● **Problem requirements**:
Pull out every line below that contains the word "Convert".

╭─ Raw records

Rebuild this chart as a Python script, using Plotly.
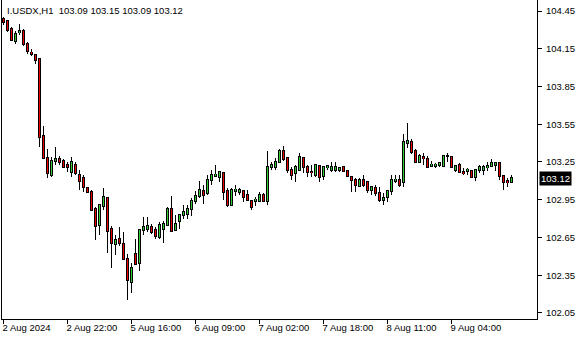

╰─
╭─ Raw records

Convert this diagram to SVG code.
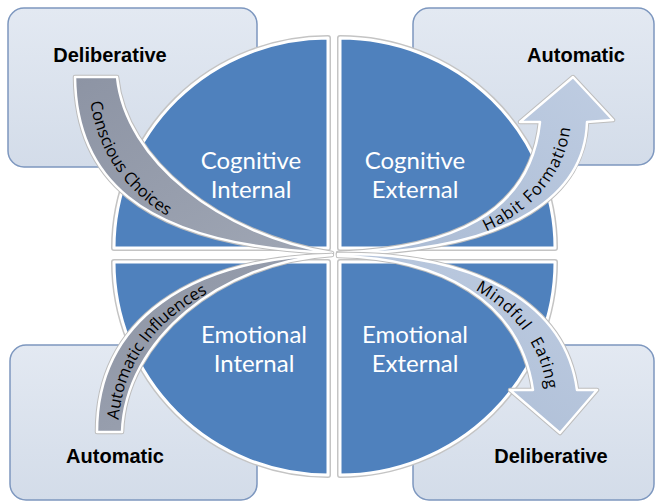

╰─
╭─ Raw records

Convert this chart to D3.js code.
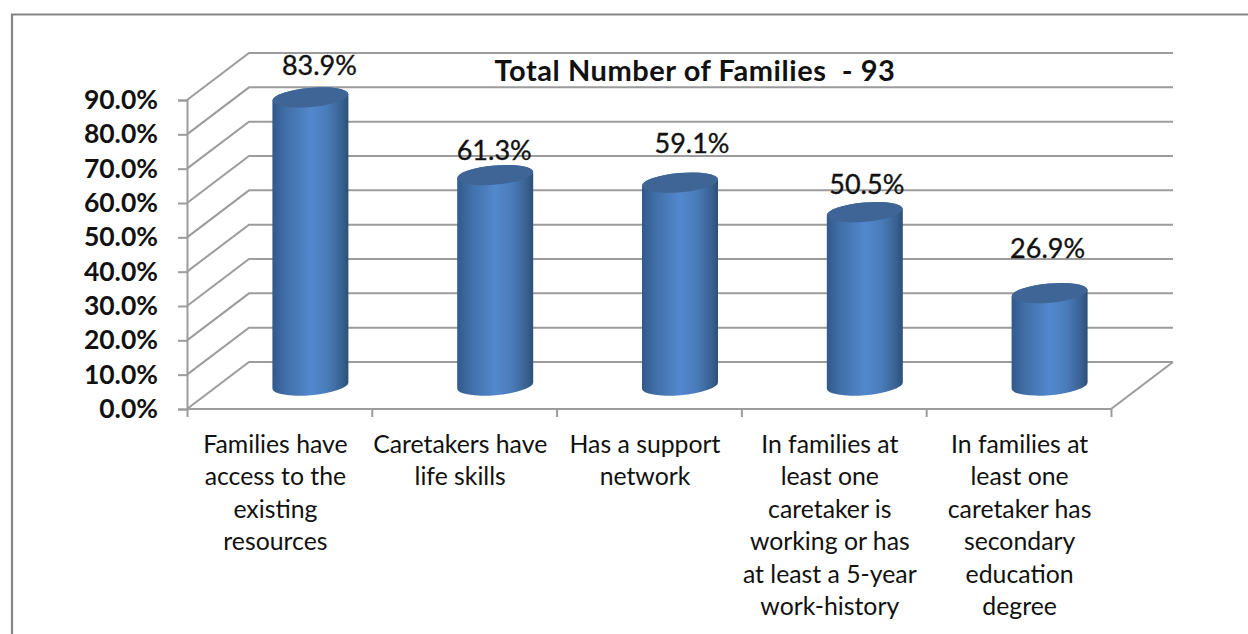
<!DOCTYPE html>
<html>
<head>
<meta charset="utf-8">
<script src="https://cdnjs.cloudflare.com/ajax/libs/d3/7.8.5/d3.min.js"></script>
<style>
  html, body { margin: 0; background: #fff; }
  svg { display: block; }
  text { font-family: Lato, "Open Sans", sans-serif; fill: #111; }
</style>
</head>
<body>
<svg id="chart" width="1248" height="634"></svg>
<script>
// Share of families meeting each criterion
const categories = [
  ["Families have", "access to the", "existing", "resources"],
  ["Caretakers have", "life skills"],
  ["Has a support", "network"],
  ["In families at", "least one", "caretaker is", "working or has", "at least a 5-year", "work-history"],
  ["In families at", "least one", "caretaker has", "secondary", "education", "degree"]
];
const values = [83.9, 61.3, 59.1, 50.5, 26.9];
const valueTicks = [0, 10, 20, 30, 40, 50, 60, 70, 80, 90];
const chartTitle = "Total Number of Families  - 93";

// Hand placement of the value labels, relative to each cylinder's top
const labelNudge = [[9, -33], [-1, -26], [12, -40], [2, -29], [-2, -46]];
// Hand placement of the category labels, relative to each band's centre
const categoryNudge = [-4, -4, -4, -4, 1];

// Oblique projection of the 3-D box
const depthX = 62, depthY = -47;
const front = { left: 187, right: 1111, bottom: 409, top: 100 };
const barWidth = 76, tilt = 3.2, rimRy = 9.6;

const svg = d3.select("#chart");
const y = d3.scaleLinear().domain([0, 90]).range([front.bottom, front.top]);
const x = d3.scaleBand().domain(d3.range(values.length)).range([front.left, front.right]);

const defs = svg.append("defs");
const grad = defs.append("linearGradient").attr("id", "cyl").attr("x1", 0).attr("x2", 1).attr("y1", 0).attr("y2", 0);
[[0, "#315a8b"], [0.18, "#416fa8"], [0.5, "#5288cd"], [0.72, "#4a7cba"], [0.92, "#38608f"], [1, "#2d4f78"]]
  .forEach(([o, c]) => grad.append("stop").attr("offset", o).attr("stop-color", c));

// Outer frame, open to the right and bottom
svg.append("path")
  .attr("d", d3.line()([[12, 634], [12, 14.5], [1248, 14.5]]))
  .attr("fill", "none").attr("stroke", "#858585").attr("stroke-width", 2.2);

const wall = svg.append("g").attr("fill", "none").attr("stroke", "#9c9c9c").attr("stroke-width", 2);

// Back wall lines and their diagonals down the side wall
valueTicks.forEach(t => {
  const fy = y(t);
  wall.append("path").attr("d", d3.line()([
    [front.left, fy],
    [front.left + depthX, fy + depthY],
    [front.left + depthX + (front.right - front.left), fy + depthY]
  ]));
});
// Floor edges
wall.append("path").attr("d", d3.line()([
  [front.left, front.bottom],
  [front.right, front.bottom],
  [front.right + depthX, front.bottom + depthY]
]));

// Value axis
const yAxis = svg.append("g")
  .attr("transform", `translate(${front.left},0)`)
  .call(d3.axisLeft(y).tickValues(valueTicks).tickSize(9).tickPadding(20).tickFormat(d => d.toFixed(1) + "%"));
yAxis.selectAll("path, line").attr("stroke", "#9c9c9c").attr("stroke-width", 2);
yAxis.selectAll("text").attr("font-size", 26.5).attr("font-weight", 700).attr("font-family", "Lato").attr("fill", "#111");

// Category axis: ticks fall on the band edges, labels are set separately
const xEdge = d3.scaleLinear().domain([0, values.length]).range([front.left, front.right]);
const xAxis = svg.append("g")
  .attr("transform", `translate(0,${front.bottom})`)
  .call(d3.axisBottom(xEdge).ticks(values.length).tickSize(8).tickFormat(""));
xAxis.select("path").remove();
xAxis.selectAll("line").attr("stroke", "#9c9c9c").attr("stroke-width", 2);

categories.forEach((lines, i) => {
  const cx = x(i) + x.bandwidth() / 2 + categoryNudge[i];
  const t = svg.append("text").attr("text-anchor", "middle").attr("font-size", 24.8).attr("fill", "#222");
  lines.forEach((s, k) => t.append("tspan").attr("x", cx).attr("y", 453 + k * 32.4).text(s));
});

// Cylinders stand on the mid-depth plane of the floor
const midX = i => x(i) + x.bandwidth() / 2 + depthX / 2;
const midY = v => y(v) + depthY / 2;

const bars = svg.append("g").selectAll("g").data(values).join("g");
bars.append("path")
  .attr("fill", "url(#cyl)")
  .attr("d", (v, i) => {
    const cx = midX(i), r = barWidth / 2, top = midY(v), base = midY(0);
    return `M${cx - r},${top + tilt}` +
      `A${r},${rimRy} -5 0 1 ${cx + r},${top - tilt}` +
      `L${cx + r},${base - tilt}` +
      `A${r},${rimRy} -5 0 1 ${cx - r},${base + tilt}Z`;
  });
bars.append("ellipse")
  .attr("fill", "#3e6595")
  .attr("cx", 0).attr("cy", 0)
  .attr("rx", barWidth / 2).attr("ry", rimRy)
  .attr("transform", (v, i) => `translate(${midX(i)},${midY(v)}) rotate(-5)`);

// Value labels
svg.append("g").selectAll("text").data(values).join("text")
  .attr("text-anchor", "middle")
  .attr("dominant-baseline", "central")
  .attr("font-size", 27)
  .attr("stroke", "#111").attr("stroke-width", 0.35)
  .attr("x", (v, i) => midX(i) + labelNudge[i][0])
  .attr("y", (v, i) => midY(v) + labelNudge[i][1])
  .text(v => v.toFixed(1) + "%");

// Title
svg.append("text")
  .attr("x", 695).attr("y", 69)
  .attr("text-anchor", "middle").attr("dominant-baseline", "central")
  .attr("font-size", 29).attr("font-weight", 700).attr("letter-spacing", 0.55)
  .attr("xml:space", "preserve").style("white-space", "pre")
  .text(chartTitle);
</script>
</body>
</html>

╰─

● **Answer for this exercise**:
Convert this diagram to SVG code.
Convert this chart to D3.js code.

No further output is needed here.